Submitted by on October 1, 2012 – 10:13 pmNo Comment

Much has been written about decline in mainline churches and denominations. Membership across mainline church denominations from Anglicans/Episcopalians to American Baptists have witnessed steady decline for more than two generations. (I use Anglican, Anglicans, and Episcopalian to describe both the churches of the Communion and those who call themselves its members).The ability of mainline churches to shape individuals’ views and opinions on today’s moral issues has increased divisions within the pews, rather than enhance unity among its worshipers. It can be argued that mainline churches, to their detriment, share an uncritical openness to Enlightenment sentiments that eventuate in a fervent wrestling with secularism. The place of mainline Christianity has withered, while the influences of rationalism and relativism have strengthened, yielding challenges to core beliefs and values of adherents of mainline denominations in recent decades.

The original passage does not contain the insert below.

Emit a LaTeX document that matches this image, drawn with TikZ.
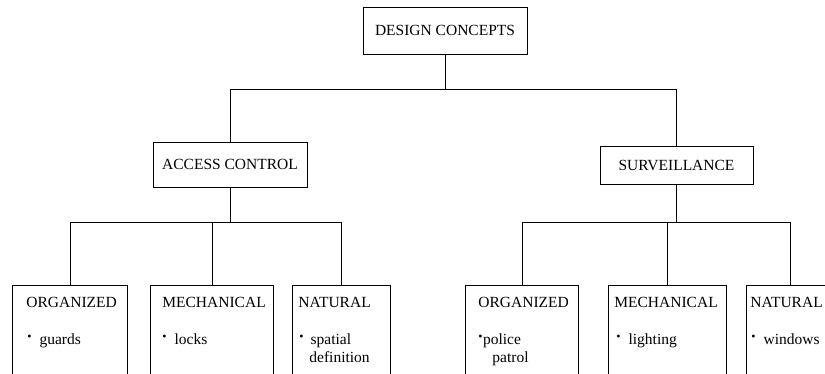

How may the preacher make meanings that are life-transforming and proclaim the biblical message to worshipers in mainline churches who live in a season of materialism, secularism, and humanism across a landscape populated by rationalism, relativism, and religious pluralism? What daily or routine practices can be taken up by congregants to prepare them for an authentic encounter with God’s Word? What does the Bible offer to help renew mainline churches in such a time as this?

Thesis

At the worship hour, the preacher is an ambassador of the Bible. She has prepared herself for conversations with the worshiping congregation by listening to the text and negotiating its message in-between the borders of subjective self-knowing and objective rationalism. In the proclamation, she offers that conversation to listeners, inviting them to enter similar spaces of dialogue between the biblical text and their daily affairs. The joining of beliefs, viewpoints, and understandings among preacher, text, and listeners is a form of “intersubjectivity.” When this happens, the biblical narrative becomes a common reference of dialogue for shared faith, a common witness, and continuous renewal.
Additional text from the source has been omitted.